SkulduggeryBy Rabbi Jack Abramowitz
Yitzchak blessed Yaakov with all the good things that Heaven and Earth have to offer. Nations would subjugate themselves to him and he would rule over his brother’s descendants. Those who curse him will be cursed, but those who bless him will be blessed.
Yaakov received his blessing and left. Eisav returned from hunting and entered soon after. He gruffly told his father to eat so he could receive his blessing. It didn’t take Yitzchak long to figure out what had happened and he started to tremble all over. He realized that Yaakov was the intended recipient of the blessing all along, so Yitzchak ratified his previous words and said that the blessing would remain with Yaakov. Eisav pleaded with his father for another blessing, but Yitzchak said, “What can I give you? I already promised your brother all the good in the world and made your descendants his servants!” Eisav wept loudly and begged for a blessing. Yitzchak came up with something he could give to Eisav: “You will live by the sword and serve your brother, but when he is unworthy of his blessing, you will cast off his dominion.”
Eisav departed, enraged at Yaakov.
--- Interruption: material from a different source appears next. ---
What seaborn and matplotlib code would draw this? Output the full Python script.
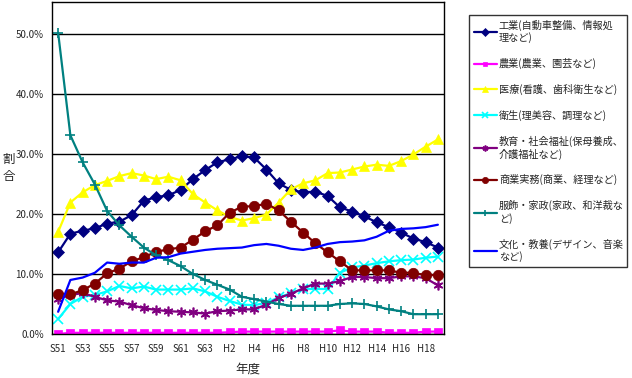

He resolved to wait until Yitzchak died and then kill his brother. (Yitzchak ended up living for many more years, but they didn’t know that would be the case.) Rivka decided that keeping Yaakov around Eisav was bad idea, so she sent him to go live with her brother Lavan in Charan. Rivka figured that it would only be a matter of time before Eisav calmed down and Yaakov could safely return. If Yaakov stuck around, she was afraid that she would lose both her sons. (Rashi suggests that Yaakov might kill Eisav in self-defense, only to have Eisav’s sons avenge him. Rashi also quotes the Talmud from Sotah 13a, that Rivka’s words contained an unwitting element of prophecy, since Yaakov and Eisav were buried on the same day. This author humbly submits that if Eisav had murdered Yaakov, he would have been irrevocably estranged from his mother, in which case she would be bereaved of him that way. This idea is not unlike the way David was estranged from his son Avshalom after the murder of Amnon in II Kings 13-14. Even after they were seemingly reconciled, the damage was irreparable.)
Rivka told Yitzchak that her life was miserable because of her Hittite daughters-in-law and that she could not bear to see Yaakov also marry a Canaanite woman. Yitzchak told Yaakov to go live with his grandfather Besuel and marry one of Lavan’s daughters, a nice girl from Padan Aram. He said that G-d will increase Yaakov’s family and, through him, He will fulfill His promise to Avraham.